CARSON CITY — Nevada’s K-12 education system, which is facing budget cuts, got a D-plus average grade on a national report card released Wednesday by an industry publication. The grade was slightly below the national C average.
The Education Week’s “Quality Counts 2008” report showed Maryland, Massachusetts and New York leading all states with B averages. Nevada’s D-plus average gave the state a ranking of 46th among the states and Washington, D.C.
The report also gave states marks in six individual categories. Nevada did best for standards, assessment and accountability, earning a C for the way it lets students know what’s expected of them and for testing to see if they achieve those goals.
In other categories, Nevada got a D-minus for K-12 achievement, a C-minus for ensuring accountability and support for teachers, and D-pluses for opportunities for student success during and after school years, school finances and student transitions through schools and into the work force.
The report’s release coincides with word that Nevada K-12 education officials may target new programs, including all-day kindergarten and school empowerment initiatives, in making budget cuts sought by Gov. Jim Gibbons.
Jim Wells, deputy superintendent for finance at the state Department of Education says such a move would protect existing programs and basic school support.

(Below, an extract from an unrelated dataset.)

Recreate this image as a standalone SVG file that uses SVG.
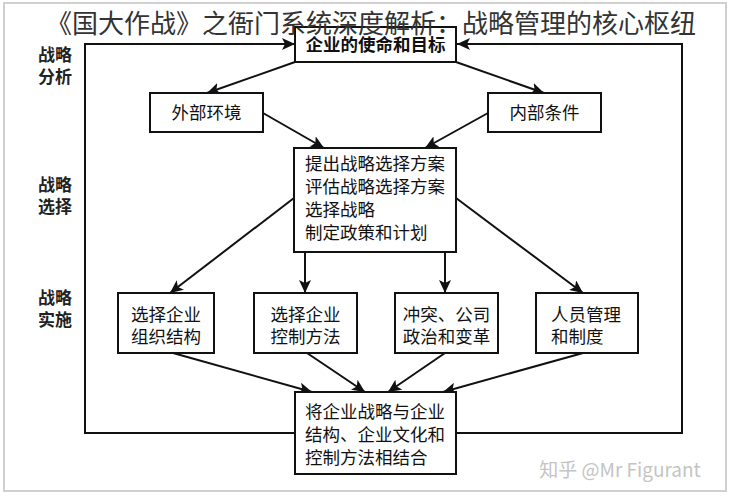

Educators from Washoe, Clark and other districts also say reducing or eliminating new programs would be a less painful way to take $96 million out of K-12 budgets statewide than cutting existing programs.
Assembly Speaker Barbara Buckley, D-Las Vegas, doesn’t think cuts are needed and says the state’s “rainy day” fund for fiscal emergencies can be tapped. There’s about $267 million in the fund now.
Gibbons already has proposed using $126 million of the fund to make up the shortfall in expected tax revenues.